[SHORT EXERCISE]:
Extract all lines that hold the string "React".
===============
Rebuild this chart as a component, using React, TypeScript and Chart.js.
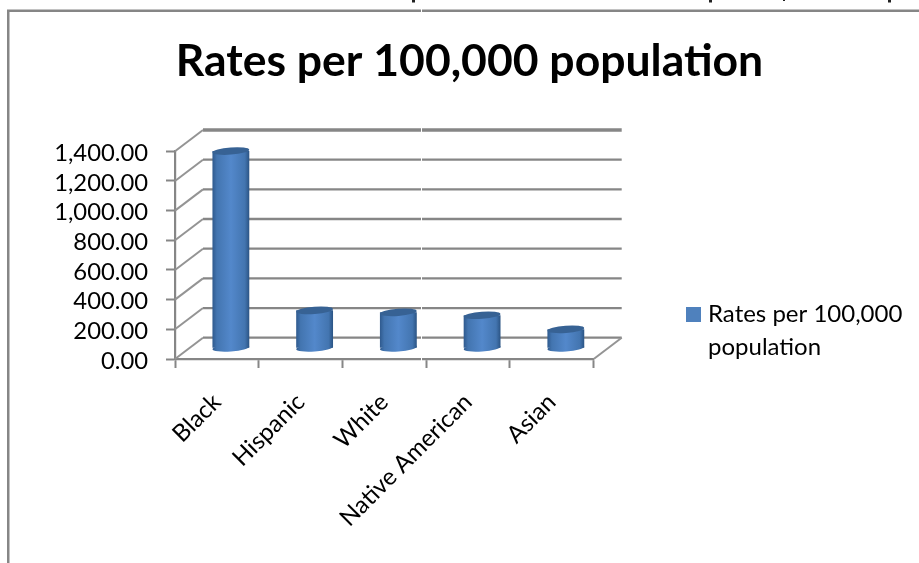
import React, { useEffect, useRef } from "react";
import { Chart, registerables } from "chart.js";

Chart.register(...registerables);

const categories = ["Black", "Hispanic", "White", "Native American", "Asian"];
const seriesName = "Rates per 100,000 population";
const legendLines = ["Rates per 100,000", "population"];
const rates = [1330, 256, 243, 223, 128];

const FONT = "Lato, Carlito, Calibri, sans-serif";
const GREY = "#868686";
const BLUE = "#4F81BD";
const DEPTH_X = 28;
const DEPTH_Y = 21.3;
const TITLE_SIZE = 44.5;
const LABEL_SIZE = 24;

const cylinderGradient = (ctx: any, cx: number, rx: number) => {
  const g = ctx.createLinearGradient(cx - rx, 0, cx + rx, 0);
  g.addColorStop(0, "#2f5a8e");
  g.addColorStop(0.12, "#4375b0");
  g.addColorStop(0.5, "#5388cb");
  g.addColorStop(0.88, "#4375b0");
  g.addColorStop(1, "#2b5484");
  return g;
};

const frame3d = {
  id: "frame3d",
  afterLayout(chart: any) {
    const t = chart.titleBlock;
    if (t) {
      t.left = 20;
      t.right = 919;
      t.top = 39.5;
    }
    const l = chart.legend;
    if (l) {
      l.left = 696;
      l.right = 919;
      l.top = 302;
      l.bottom = 563;
    }
  },
  beforeDraw(chart: any) {
    const { ctx, width, height } = chart;
    ctx.save();
    ctx.fillStyle = "#ffffff";
    ctx.fillRect(0, 0, width, height);
    ctx.strokeStyle = GREY;
    ctx.lineWidth = 2.5;
    ctx.beginPath();
    ctx.moveTo(8.25, height);
    ctx.lineTo(8.25, 10.75);
    ctx.lineTo(width, 10.75);
    ctx.stroke();
    // the feet of a cut-off line of text above the frame
    ctx.fillStyle = "#222222";
    [412, 709, 783, 888].forEach((x, i) => ctx.fillRect(x, 0, i === 2 ? 2 : 3, i === 2 ? 1 : 2.5));
    // legend swatch
    ctx.fillStyle = BLUE;
    ctx.fillRect(686, 307, 15, 15);
    ctx.restore();
  },
  beforeDatasetsDraw(chart: any) {
    const { ctx, chartArea, scales } = chart;
    const { left, right } = chartArea;
    const y = scales.y;
    ctx.save();
    ctx.strokeStyle = GREY;
    y.ticks.forEach((tick: any, i: number) => {
      const py = y.getPixelForValue(tick.value);
      const isTop = i === y.ticks.length - 1;
      ctx.lineWidth = isTop ? 3.4 : 2.3;
      ctx.beginPath();
      ctx.moveTo(left + DEPTH_X, py - DEPTH_Y);
      ctx.lineTo(right + DEPTH_X, py - DEPTH_Y);
      ctx.stroke();
      ctx.lineWidth = 2;
      ctx.strokeStyle = "#949494";
      ctx.beginPath();
      ctx.moveTo(left, py);
      ctx.lineTo(left + DEPTH_X, py - DEPTH_Y);
      ctx.stroke();
      ctx.strokeStyle = GREY;
    });
    const y0 = y.getPixelForValue(0);
    ctx.lineWidth = 2;
    ctx.strokeStyle = "#949494";
    ctx.beginPath();
    ctx.moveTo(right, y0);
    ctx.lineTo(right + DEPTH_X, y0 - DEPTH_Y);
    ctx.stroke();
    ctx.restore();
  },
  beforeDatasetDraw(chart: any) {
    chart.ctx.save();
    chart.ctx.translate(DEPTH_X / 2, -DEPTH_Y / 2);
  },
  afterDatasetDraw(chart: any, args: any) {
    const { ctx } = chart;
    const meta = chart.getDatasetMeta(args.index);
    meta.data.forEach((bar: any) => {
      const p = bar.getProps(["x", "y", "base", "width"], true);
      const rx = p.width / 2;
      const ry = 3.6;
      const tilt = -0.075;
      ctx.fillStyle = cylinderGradient(ctx, p.x, rx);
      ctx.beginPath();
      ctx.ellipse(p.x, p.base, rx, ry, tilt, 0, Math.PI * 2);
      ctx.fill();
      ctx.fillStyle = "#376294";
      ctx.beginPath();
      ctx.ellipse(p.x, p.y, rx, ry, tilt, 0, Math.PI * 2);
      ctx.fill();
    });
    ctx.restore();
  },
  afterDraw(chart: any) {
    const { ctx } = chart;
    ctx.save();
    ctx.strokeStyle = "#ffffff";
    ctx.lineWidth = 1;
    ctx.beginPath();
    ctx.moveTo(421.5, 9);
    ctx.lineTo(421.5, 13);
    ctx.moveTo(421.5, 126);
    ctx.lineTo(421.5, 362);
    ctx.stroke();
    ctx.restore();
  },
};

export default function App() {
  const ref = useRef<HTMLCanvasElement>(null);
  useEffect(() => {
    const chart = new Chart(ref.current as HTMLCanvasElement, {
      type: "bar",
      data: {
        labels: categories,
        datasets: [
          {
            label: seriesName,
            data: rates,
            clip: false,
            barPercentage: 1,
            categoryPercentage: 0.44,
            borderWidth: 0,
            backgroundColor: (c: any) => {
              const scale = c.chart.scales.x;
              const cx = scale ? scale.getPixelForValue(c.dataIndex) : NaN;
              if (!Number.isFinite(cx)) return BLUE;
              return cylinderGradient(c.chart.ctx, cx, 18.4);
            },
          },
        ],
      },
      options: {
        animation: false,
        responsive: false,
        layout: {
          autoPadding: false,
          padding: { left: 20, right: 325.3, top: 0, bottom: 0 },
        },
        plugins: {
          tooltip: { enabled: false },
          title: {
            display: true,
            text: seriesName,
            color: "#000000",
            font: { family: FONT, size: TITLE_SIZE, weight: "bold", lineHeight: 1 },
            padding: { top: 0, bottom: 151.3 - TITLE_SIZE },
          },
          legend: {
            display: true,
            position: "chartArea",
            align: "start",
            labels: {
              boxWidth: 0,
              boxHeight: 0,
              padding: 0,
              color: "#000000",
              font: { family: FONT, size: LABEL_SIZE, lineHeight: 33 / LABEL_SIZE },
              generateLabels: () => [
                {
                  text: legendLines,
                  fillStyle: BLUE,
                  strokeStyle: BLUE,
                  lineWidth: 0,
                  datasetIndex: 0,
                },
              ],
            },
          },
        },
        scales: {
          x: {
            position: "bottom",
            afterFit: (s: any) => {
              s.height = 563 - 359;
            },
            grid: {
              drawOnChartArea: false,
              drawTicks: true,
              tickLength: 9,
              tickColor: GREY,
              tickWidth: 2,
            },
            border: { display: true, color: GREY, width: 2.2 },
            ticks: {
              color: "#000000",
              font: { family: FONT, size: LABEL_SIZE },
              minRotation: 45,
              maxRotation: 45,
              autoSkip: false,
              padding: 20,
            },
          },
          y: {
            position: "left",
            min: 0,
            max: 1400,
            afterFit: (s: any) => {
              s.width = 155;
            },
            grid: {
              drawOnChartArea: false,
              drawTicks: true,
              tickLength: 9,
              tickColor: GREY,
              tickWidth: 2,
            },
            border: { display: true, color: GREY, width: 2.2 },
            ticks: {
              stepSize: 200,
              autoSkip: false,
              color: "#000000",
              padding: 18,
              labelOffset: 2,
              font: { family: FONT, size: 23.8 },
              callback: (v: any) =>
                Number(v).toLocaleString("en-US", {
                  minimumFractionDigits: 2,
                  maximumFractionDigits: 2,
                }),
            },
          },
        },
      },
      plugins: [frame3d],
    } as any);
    return () => chart.destroy();
  }, []);
  return (
    <div style={{ position: "fixed", left: 0, top: 0, width: 919, height: 563 }}>
      <canvas ref={ref} width={919} height={563} style={{ display: "block" }} />
    </div>
  );
}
===============
[SOLUTION TO THE PROBLEM]:
Rebuild this chart as a component, using React, TypeScript and Chart.js.
import React, { useEffect, useRef } from "react";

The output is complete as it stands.